The purchase of the laptop in question happened before my universal advise to people who just want to browse the web and read email became to get a Mac. I am tired of cleaning out computers infested up to the gills with the wiliest stuff. I am desperate enough to try Linux now.

I guess all I really need is Mozilla, Open Office, some CD player, wrap all of that in some kiosk-like windowing environment and I’m done. Or am I?

I’d Like Some Shareware For Lunch

There are 3 pieces of shareware that I’ve been using for a long time and like very much. They are:

Clipmate by Thornsoft Development – a little app that lives in the system tray and keeps the history of everything that is copied and pasted. It also lets you keep organized collections of “copies” and allows you to paste them in rapid succession. It can also do encryption, spell checking and other things as well.

Trillian by Cerulean Studios – everybody’s favorite instant messaging client

Powermarks by Kaylon Technologies – a very, very, very good bookmark manager.

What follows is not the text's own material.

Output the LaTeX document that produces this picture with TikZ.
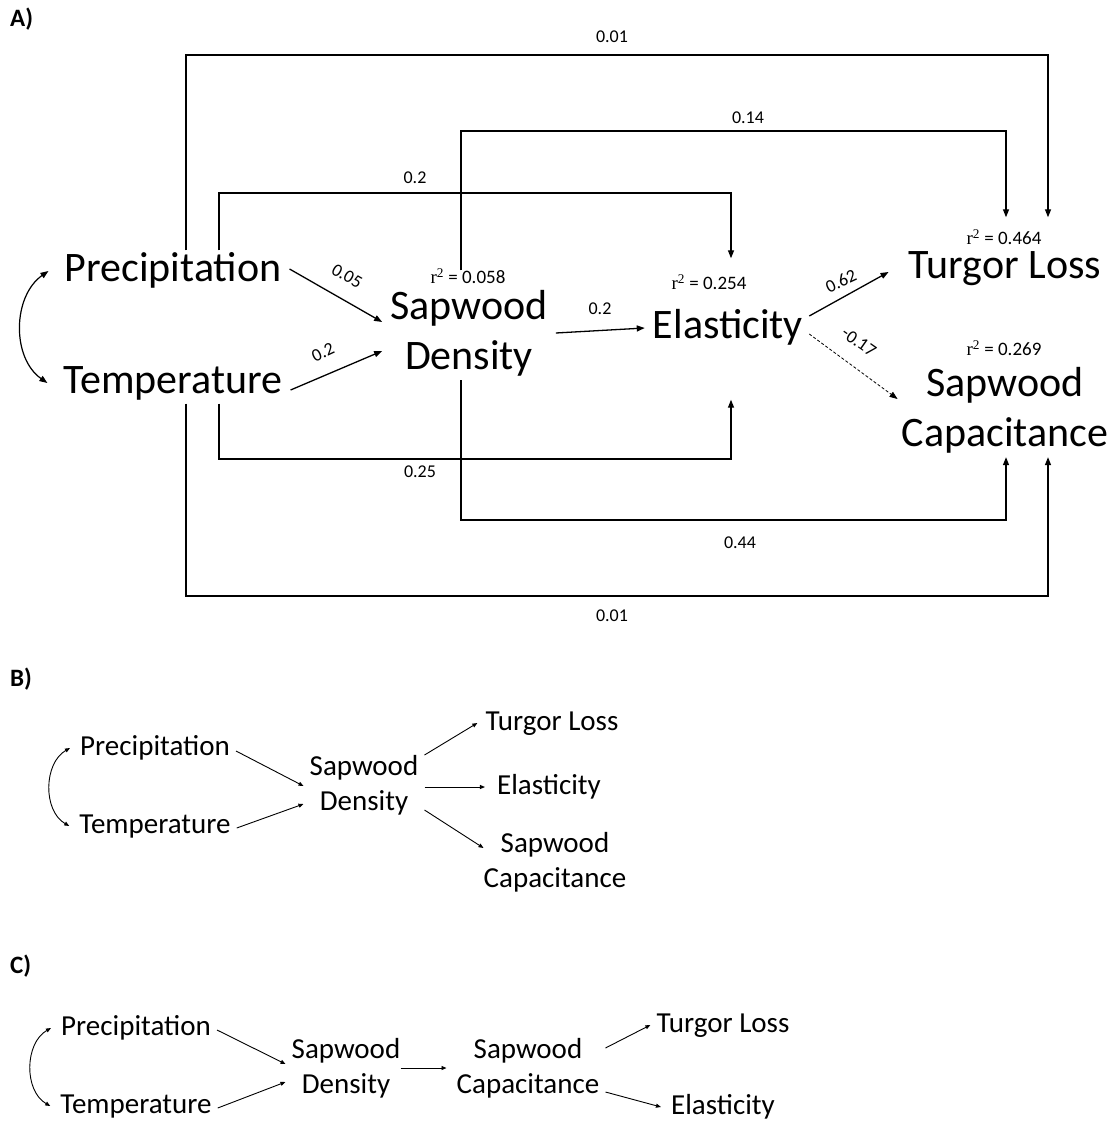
\documentclass[tikz,border=0pt]{standalone}
\usepackage{fontspec}
\setmainfont{Carlito}
\newfontfamily\serifr{Liberation Serif}
\usetikzlibrary{arrows.meta}
\begin{document}
\begin{tikzpicture}[x=1pt,y=-1pt,
  bigA/.style={font=\fontsize{42}{50}\selectfont, inner xsep=8pt, inner ysep=0pt, align=center},
  one/.style={text height=31pt, text depth=10pt},
  two/.style={inner ysep=4pt},
  smB/.style={font=\fontsize{29}{35}\selectfont, inner xsep=6pt, inner ysep=0pt, align=center},
  oneB/.style={text height=21pt, text depth=7pt},
  r2/.style={font=\fontsize{19}{22}\selectfont, inner sep=0pt, text height=13pt, text depth=4pt},
  wl/.style={font=\fontsize{18}{21}\selectfont, inner sep=1pt},
  panel/.style={font=\fontsize{25}{28}\selectfont\bfseries, anchor=west, inner sep=0pt},
  tipA/.tip={Triangle[length=8pt,width=6pt]},
  tipB/.tip={Triangle[length=5pt,width=4pt]},
  arrA/.style={line width=1.3pt, -tipA},
  dblA/.style={line width=1.2pt, tipA-tipA},
  dashA/.style={line width=0.8pt, dash pattern=on 3pt off 2pt, -tipA},
  arrB/.style={line width=0.9pt, -tipB},
  dblB/.style={line width=0.9pt, tipB-tipB}
]
\useasboundingbox (0,0) rectangle (1117,1122);

% ---------------- Panel A ----------------
\node[panel] (lA) at (10,19) {A)};
\node[bigA, one] (P) at (173,271) {Precipitation};
\node[bigA, one] (T) at (173,383) {Temperature};
\node[bigA, two] (SD) at (469,333) {Sapwood\\Density};
\node[bigA, one] (E) at (728,328) {Elasticity};
\node[bigA, one] (TL) at (1005,268) {Turgor Loss};
\node[bigA, two] (SC) at (1005,410) {Sapwood\\Capacitance};

\node[r2] (r2SD) at (468,279) {{\serifr r\textsuperscript{2}} = 0.058};
\node[r2] (r2E) at (709,285) {{\serifr r\textsuperscript{2}} = 0.254};
\node[r2] (r2TL) at (1004,240) {{\serifr r\textsuperscript{2}} = 0.464};
\node[r2] (r2SC) at (1004,351) {{\serifr r\textsuperscript{2}} = 0.269};

% corners of the routed connectors
\coordinate (a1) at (186,55);  \coordinate (a2) at (1048,55);
\coordinate (b1) at (461,131); \coordinate (b2) at (1006,131);
\coordinate (d1) at (219,193); \coordinate (d2) at (731,193);
\coordinate (e1) at (219,459); \coordinate (e2) at (731,459);
\coordinate (f1) at (461,520); \coordinate (f2) at (1006,520);
\coordinate (g1) at (186,596); \coordinate (g2) at (1048,596);

\draw[arrA, shorten >=14pt] (P.north -| a1) -- (a1) -- (a2) -- (r2TL.north -| a2);
\draw[arrA, shorten >=14pt] (r2SD.north -| b1) -- (b1) -- (b2) -- (r2TL.north -| b2);
\draw[arrA, shorten >=18pt] (P.north -| d1) -- (d1) -- (d2) -- (r2E.north -| d2);
\draw[arrA, shorten >=51pt] (T.south -| e1) -- (e1) -- (e2) -- (E.south -| e2);
\draw[arrA] (SD.south -| f1) -- (f1) -- (f2) -- (SC.south -| f2);
\draw[arrA] (T.south -| g1) -- (g1) -- (g2) -- (SC.south -| g2);

\node[wl] (w1) at (612,37) {0.01};
\node[wl] (w2) at (748,118) {0.14};
\node[wl] (w3) at (415,178) {0.2};
\node[wl] (w4) at (420,472) {0.25};
\node[wl] (w5) at (740,543) {0.44};
\node[wl] (w6) at (612,616) {0.01};

\draw[arrA] ([yshift=2pt]P.east) -- ([yshift=11pt]SD.west);
\draw[arrA] ([yshift=-7pt]T.east) -- ([yshift=-18pt]SD.west);
\draw[arrA] (SD.east) -- (E.west);
\draw[arrA] ([xshift=-2pt,yshift=12pt]E.east) -- ([xshift=-12pt,yshift=-4pt]TL.west);
\draw[dashA] ([xshift=-2pt,yshift=-6pt]E.east) -- ([xshift=4pt,yshift=11pt]SC.west);
\draw[dblA] ([xshift=-8pt]P.west) to[out=215,in=145] ([xshift=-8pt]T.west);

\node[wl, rotate=-30] (w7) at (347,276) {0.05};
\node[wl, rotate=25] (w8) at (323,352) {0.2};
\node[wl] (w9) at (600,309) {0.2};
\node[wl, rotate=25] (w10) at (841,281) {0.62};
\node[wl, rotate=-35] (w11) at (859,342) {-0.17};

% ---------------- Panel B ----------------
\node[panel] (lB) at (10,679) {B)};
\node[smB, oneB] (PB) at (155,748) {Precipitation};
\node[smB, oneB] (TB) at (155,826) {Temperature};
\node[smB] (SDB) at (364,785) {Sapwood\\Density};
\node[smB, oneB] (TLB) at (552,723) {Turgor Loss};
\node[smB, oneB] (EB) at (549,787) {Elasticity};
\node[smB] (SCB) at (555,862) {Sapwood\\Capacitance};

\draw[arrB] ([yshift=-3pt]PB.east) -- ([yshift=-1pt]SDB.west);
\draw[arrB] ([yshift=-2pt]TB.east) -- ([yshift=-19pt]SDB.west);
\draw[arrB] ([yshift=30pt]SDB.east) -- ([xshift=-2pt]TLB.west);
\draw[arrB] ([yshift=-2pt]SDB.east) -- ([xshift=-6pt]EB.west);
\draw[arrB] ([yshift=-25pt]SDB.east) -- ([xshift=6pt,yshift=14pt]SCB.west);
\draw[dblB] ([xshift=-4pt]PB.west) to[out=210,in=150] ([xshift=-4pt]TB.west);

% ---------------- Panel C ----------------
\node[panel] (lC) at (10,966) {C)};
\node[smB, oneB] (PC) at (136,1028) {Precipitation};
\node[smB, oneB] (TC) at (136,1106) {Temperature};
\node[smB] (SDC) at (346,1068) {Sapwood\\Density};
\node[smB] (SCC) at (528,1068) {Sapwood\\Capacitance};
\node[smB, oneB] (TLC) at (723,1025) {Turgor Loss};
\node[smB, oneB] (EC) at (723,1107) {Elasticity};

\draw[arrB] ([yshift=-2pt]PC.east) -- ([yshift=4pt]SDC.west);
\draw[arrB] ([yshift=-2pt]TC.east) -- ([yshift=-14pt]SDC.west);
\draw[arrB] ([xshift=-6pt]SDC.east) -- ([xshift=-4pt]SCC.west);
\draw[arrB] ([yshift=20pt]SCC.east) -- (TLC.west);
\draw[arrB] ([yshift=-24pt]SCC.east) -- ([xshift=-4pt]EC.west);
\draw[dblB] ([xshift=-4pt]PC.west) to[out=210,in=150] ([xshift=-4pt]TC.west);
\end{tikzpicture}
\end{document}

I am also using Snippets by SoftCircuits, but I am looking to replace it with some other hierarchical database. It has been at version 1.51 for many years, there is no development planned and it doesn’t have many of the features that I need.

All of these programs a worth the money that I paid many times over. I wish I bought them earlier.

Right now I am shopping for a hierarchical storage database / outliner (something like Mybase or Treepad, but I can’t decide because there are so many choices). I am also looking for an anti-spam tool (on big requirement is being able to look through my mail client and clean out the stuff that is already there, not only the new stuff that is arriving), a popup and ad killer (something like the now defunct Popup Killer, ) and probably a personal firewall in addition to the one in my router.

The common problems with shareware products are :
a) Priced too high (over $30) like Lyris Mailshield
b) The evaluation version is severely disabled like Axon Idea Processor
c) Given away for too small a fee or altogether for free, causing the development to stop like the Popup Killer which I mentioned already or even more so, like Semagic Livejournal client.

Which shareware programs do you like? Any recommendations?